Given instruction
Quote the data below in full, please, without altering anything.

Data extract
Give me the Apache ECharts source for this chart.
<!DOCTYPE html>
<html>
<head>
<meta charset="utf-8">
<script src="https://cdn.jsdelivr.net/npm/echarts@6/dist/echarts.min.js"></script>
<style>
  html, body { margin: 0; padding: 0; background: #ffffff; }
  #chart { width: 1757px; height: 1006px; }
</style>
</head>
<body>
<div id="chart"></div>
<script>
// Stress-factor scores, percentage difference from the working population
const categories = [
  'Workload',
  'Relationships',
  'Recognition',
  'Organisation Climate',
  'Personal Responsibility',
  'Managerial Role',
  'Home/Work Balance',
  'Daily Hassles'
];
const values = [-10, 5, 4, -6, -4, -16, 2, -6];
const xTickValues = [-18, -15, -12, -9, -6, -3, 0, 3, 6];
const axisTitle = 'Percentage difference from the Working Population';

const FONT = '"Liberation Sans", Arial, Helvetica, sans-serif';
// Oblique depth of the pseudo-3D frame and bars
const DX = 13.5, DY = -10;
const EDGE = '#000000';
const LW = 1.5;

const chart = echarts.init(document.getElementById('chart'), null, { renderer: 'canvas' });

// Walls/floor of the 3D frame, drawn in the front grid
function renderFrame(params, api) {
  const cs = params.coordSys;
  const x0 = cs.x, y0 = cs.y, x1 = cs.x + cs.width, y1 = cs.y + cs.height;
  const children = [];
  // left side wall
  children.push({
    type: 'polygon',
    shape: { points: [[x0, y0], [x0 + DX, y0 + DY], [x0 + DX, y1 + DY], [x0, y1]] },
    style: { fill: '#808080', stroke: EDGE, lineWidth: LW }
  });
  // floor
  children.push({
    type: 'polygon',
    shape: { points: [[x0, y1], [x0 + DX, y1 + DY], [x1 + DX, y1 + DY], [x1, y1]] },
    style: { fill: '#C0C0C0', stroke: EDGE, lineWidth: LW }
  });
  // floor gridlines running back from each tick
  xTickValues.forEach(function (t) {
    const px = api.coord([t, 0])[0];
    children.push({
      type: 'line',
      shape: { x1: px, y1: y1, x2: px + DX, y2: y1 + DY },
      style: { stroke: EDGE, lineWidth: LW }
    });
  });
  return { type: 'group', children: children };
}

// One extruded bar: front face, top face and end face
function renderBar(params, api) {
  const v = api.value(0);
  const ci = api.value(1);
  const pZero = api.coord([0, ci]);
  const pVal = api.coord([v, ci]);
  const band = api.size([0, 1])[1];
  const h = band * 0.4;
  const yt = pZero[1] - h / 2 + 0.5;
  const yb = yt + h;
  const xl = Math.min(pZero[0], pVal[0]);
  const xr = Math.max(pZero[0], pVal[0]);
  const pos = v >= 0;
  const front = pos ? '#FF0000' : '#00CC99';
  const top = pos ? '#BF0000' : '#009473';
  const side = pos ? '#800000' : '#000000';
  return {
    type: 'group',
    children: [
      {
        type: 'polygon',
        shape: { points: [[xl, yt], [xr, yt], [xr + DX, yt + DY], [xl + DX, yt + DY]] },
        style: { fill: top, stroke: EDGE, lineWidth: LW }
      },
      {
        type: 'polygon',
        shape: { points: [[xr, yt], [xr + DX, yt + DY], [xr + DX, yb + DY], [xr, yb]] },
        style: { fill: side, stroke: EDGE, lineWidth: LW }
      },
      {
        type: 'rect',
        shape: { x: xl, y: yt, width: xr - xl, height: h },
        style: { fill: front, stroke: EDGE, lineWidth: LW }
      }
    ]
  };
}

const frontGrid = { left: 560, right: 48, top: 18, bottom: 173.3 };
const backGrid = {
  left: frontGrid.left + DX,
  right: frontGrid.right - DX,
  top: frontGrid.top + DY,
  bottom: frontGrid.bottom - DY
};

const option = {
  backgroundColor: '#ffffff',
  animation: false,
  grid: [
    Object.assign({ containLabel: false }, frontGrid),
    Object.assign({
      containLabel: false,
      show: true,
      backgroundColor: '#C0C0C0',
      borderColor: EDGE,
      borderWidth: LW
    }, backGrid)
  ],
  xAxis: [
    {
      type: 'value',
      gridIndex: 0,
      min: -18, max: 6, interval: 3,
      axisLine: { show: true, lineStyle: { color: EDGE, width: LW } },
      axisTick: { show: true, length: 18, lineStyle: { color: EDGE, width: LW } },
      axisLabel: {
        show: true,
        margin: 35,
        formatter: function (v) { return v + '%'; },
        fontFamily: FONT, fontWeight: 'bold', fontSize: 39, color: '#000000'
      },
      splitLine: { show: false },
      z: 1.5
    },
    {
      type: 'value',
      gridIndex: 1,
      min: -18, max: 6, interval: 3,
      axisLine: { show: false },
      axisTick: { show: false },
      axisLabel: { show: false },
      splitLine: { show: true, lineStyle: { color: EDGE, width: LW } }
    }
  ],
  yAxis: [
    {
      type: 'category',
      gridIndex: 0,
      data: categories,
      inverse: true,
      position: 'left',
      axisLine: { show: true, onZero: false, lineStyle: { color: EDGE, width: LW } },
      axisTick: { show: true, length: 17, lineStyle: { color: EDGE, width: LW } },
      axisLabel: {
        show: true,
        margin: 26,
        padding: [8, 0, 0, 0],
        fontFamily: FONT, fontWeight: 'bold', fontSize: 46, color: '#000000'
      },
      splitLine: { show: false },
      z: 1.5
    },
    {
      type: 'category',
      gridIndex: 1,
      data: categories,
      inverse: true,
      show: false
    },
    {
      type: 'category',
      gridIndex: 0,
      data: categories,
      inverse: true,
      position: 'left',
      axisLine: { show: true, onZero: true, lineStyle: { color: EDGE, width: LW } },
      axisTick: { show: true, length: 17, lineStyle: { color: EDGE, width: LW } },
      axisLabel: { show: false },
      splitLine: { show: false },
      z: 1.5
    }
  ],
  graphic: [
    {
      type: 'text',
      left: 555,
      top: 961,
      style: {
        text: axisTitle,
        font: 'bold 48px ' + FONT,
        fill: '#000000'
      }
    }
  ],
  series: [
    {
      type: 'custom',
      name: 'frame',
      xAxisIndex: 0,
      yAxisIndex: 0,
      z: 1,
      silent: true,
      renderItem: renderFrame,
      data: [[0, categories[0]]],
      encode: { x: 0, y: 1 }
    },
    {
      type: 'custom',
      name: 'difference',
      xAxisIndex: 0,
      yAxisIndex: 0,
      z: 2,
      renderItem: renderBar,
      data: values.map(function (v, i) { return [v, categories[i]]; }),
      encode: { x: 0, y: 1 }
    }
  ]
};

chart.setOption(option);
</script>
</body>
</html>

Right answer
Give me the Apache ECharts source for this chart.
<!DOCTYPE html>
<html>
<head>
<meta charset="utf-8">
<script src="https://cdn.jsdelivr.net/npm/echarts@6/dist/echarts.min.js"></script>
<style>
  html, body { margin: 0; padding: 0; background: #ffffff; }
  #chart { width: 1757px; height: 1006px; }
</style>
</head>
<body>
<div id="chart"></div>
<script>
// Stress-factor scores, percentage difference from the working population
const categories = [
  'Workload',
  'Relationships',
  'Recognition',
  'Organisation Climate',
  'Personal Responsibility',
  'Managerial Role',
  'Home/Work Balance',
  'Daily Hassles'
];
const values = [-10, 5, 4, -6, -4, -16, 2, -6];
const xTickValues = [-18, -15, -12, -9, -6, -3, 0, 3, 6];
const axisTitle = 'Percentage difference from the Working Population';

const FONT = '"Liberation Sans", Arial, Helvetica, sans-serif';
// Oblique depth of the pseudo-3D frame and bars
const DX = 13.5, DY = -10;
const EDGE = '#000000';
const LW = 1.5;

const chart = echarts.init(document.getElementById('chart'), null, { renderer: 'canvas' });

// Walls/floor of the 3D frame, drawn in the front grid
function renderFrame(params, api) {
  const cs = params.coordSys;
  const x0 = cs.x, y0 = cs.y, x1 = cs.x + cs.width, y1 = cs.y + cs.height;
  const children = [];
  // left side wall
  children.push({
    type: 'polygon',
    shape: { points: [[x0, y0], [x0 + DX, y0 + DY], [x0 + DX, y1 + DY], [x0, y1]] },
    style: { fill: '#808080', stroke: EDGE, lineWidth: LW }
  });
  // floor
  children.push({
    type: 'polygon',
    shape: { points: [[x0, y1], [x0 + DX, y1 + DY], [x1 + DX, y1 + DY], [x1, y1]] },
    style: { fill: '#C0C0C0', stroke: EDGE, lineWidth: LW }
  });
  // floor gridlines running back from each tick
  xTickValues.forEach(function (t) {
    const px = api.coord([t, 0])[0];
    children.push({
      type: 'line',
      shape: { x1: px, y1: y1, x2: px + DX, y2: y1 + DY },
      style: { stroke: EDGE, lineWidth: LW }
    });
  });
  return { type: 'group', children: children };
}

// One extruded bar: front face, top face and end face
function renderBar(params, api) {
  const v = api.value(0);
  const ci = api.value(1);
  const pZero = api.coord([0, ci]);
  const pVal = api.coord([v, ci]);
  const band = api.size([0, 1])[1];
  const h = band * 0.4;
  const yt = pZero[1] - h / 2 + 0.5;
  const yb = yt + h;
  const xl = Math.min(pZero[0], pVal[0]);
  const xr = Math.max(pZero[0], pVal[0]);
  const pos = v >= 0;
  const front = pos ? '#FF0000' : '#00CC99';
  const top = pos ? '#BF0000' : '#009473';
  const side = pos ? '#800000' : '#000000';
  return {
    type: 'group',
    children: [
      {
        type: 'polygon',
        shape: { points: [[xl, yt], [xr, yt], [xr + DX, yt + DY], [xl + DX, yt + DY]] },
        style: { fill: top, stroke: EDGE, lineWidth: LW }
      },
      {
        type: 'polygon',
        shape: { points: [[xr, yt], [xr + DX, yt + DY], [xr + DX, yb + DY], [xr, yb]] },
        style: { fill: side, stroke: EDGE, lineWidth: LW }
      },
      {
        type: 'rect',
        shape: { x: xl, y: yt, width: xr - xl, height: h },
        style: { fill: front, stroke: EDGE, lineWidth: LW }
      }
    ]
  };
}

const frontGrid = { left: 560, right: 48, top: 18, bottom: 173.3 };
const backGrid = {
  left: frontGrid.left + DX,
  right: frontGrid.right - DX,
  top: frontGrid.top + DY,
  bottom: frontGrid.bottom - DY
};

const option = {
  backgroundColor: '#ffffff',
  animation: false,
  grid: [
    Object.assign({ containLabel: false }, frontGrid),
    Object.assign({
      containLabel: false,
      show: true,
      backgroundColor: '#C0C0C0',
      borderColor: EDGE,
      borderWidth: LW
    }, backGrid)
  ],
  xAxis: [
    {
      type: 'value',
      gridIndex: 0,
      min: -18, max: 6, interval: 3,
      axisLine: { show: true, lineStyle: { color: EDGE, width: LW } },
      axisTick: { show: true, length: 18, lineStyle: { color: EDGE, width: LW } },
      axisLabel: {
        show: true,
        margin: 35,
        formatter: function (v) { return v + '%'; },
        fontFamily: FONT, fontWeight: 'bold', fontSize: 39, color: '#000000'
      },
      splitLine: { show: false },
      z: 1.5
    },
    {
      type: 'value',
      gridIndex: 1,
      min: -18, max: 6, interval: 3,
      axisLine: { show: false },
      axisTick: { show: false },
      axisLabel: { show: false },
      splitLine: { show: true, lineStyle: { color: EDGE, width: LW } }
    }
  ],
  yAxis: [
    {
      type: 'category',
      gridIndex: 0,
      data: categories,
      inverse: true,
      position: 'left',
      axisLine: { show: true, onZero: false, lineStyle: { color: EDGE, width: LW } },
      axisTick: { show: true, length: 17, lineStyle: { color: EDGE, width: LW } },
      axisLabel: {
        show: true,
        margin: 26,
        padding: [8, 0, 0, 0],
        fontFamily: FONT, fontWeight: 'bold', fontSize: 46, color: '#000000'
      },
      splitLine: { show: false },
      z: 1.5
    },
    {
      type: 'category',
      gridIndex: 1,
      data: categories,
      inverse: true,
      show: false
    },
    {
      type: 'category',
      gridIndex: 0,
      data: categories,
      inverse: true,
      position: 'left',
      axisLine: { show: true, onZero: true, lineStyle: { color: EDGE, width: LW } },
      axisTick: { show: true, length: 17, lineStyle: { color: EDGE, width: LW } },
      axisLabel: { show: false },
      splitLine: { show: false },
      z: 1.5
    }
  ],
  graphic: [
    {
      type: 'text',
      left: 555,
      top: 961,
      style: {
        text: axisTitle,
        font: 'bold 48px ' + FONT,
        fill: '#000000'
      }
    }
  ],
  series: [
    {
      type: 'custom',
      name: 'frame',
      xAxisIndex: 0,
      yAxisIndex: 0,
      z: 1,
      silent: true,
      renderItem: renderFrame,
      data: [[0, categories[0]]],
      encode: { x: 0, y: 1 }
    },
    {
      type: 'custom',
      name: 'difference',
      xAxisIndex: 0,
      yAxisIndex: 0,
      z: 2,
      renderItem: renderBar,
      data: values.map(function (v, i) { return [v, categories[i]]; }),
      encode: { x: 0, y: 1 }
    }
  ]
};

chart.setOption(option);
</script>
</body>
</html>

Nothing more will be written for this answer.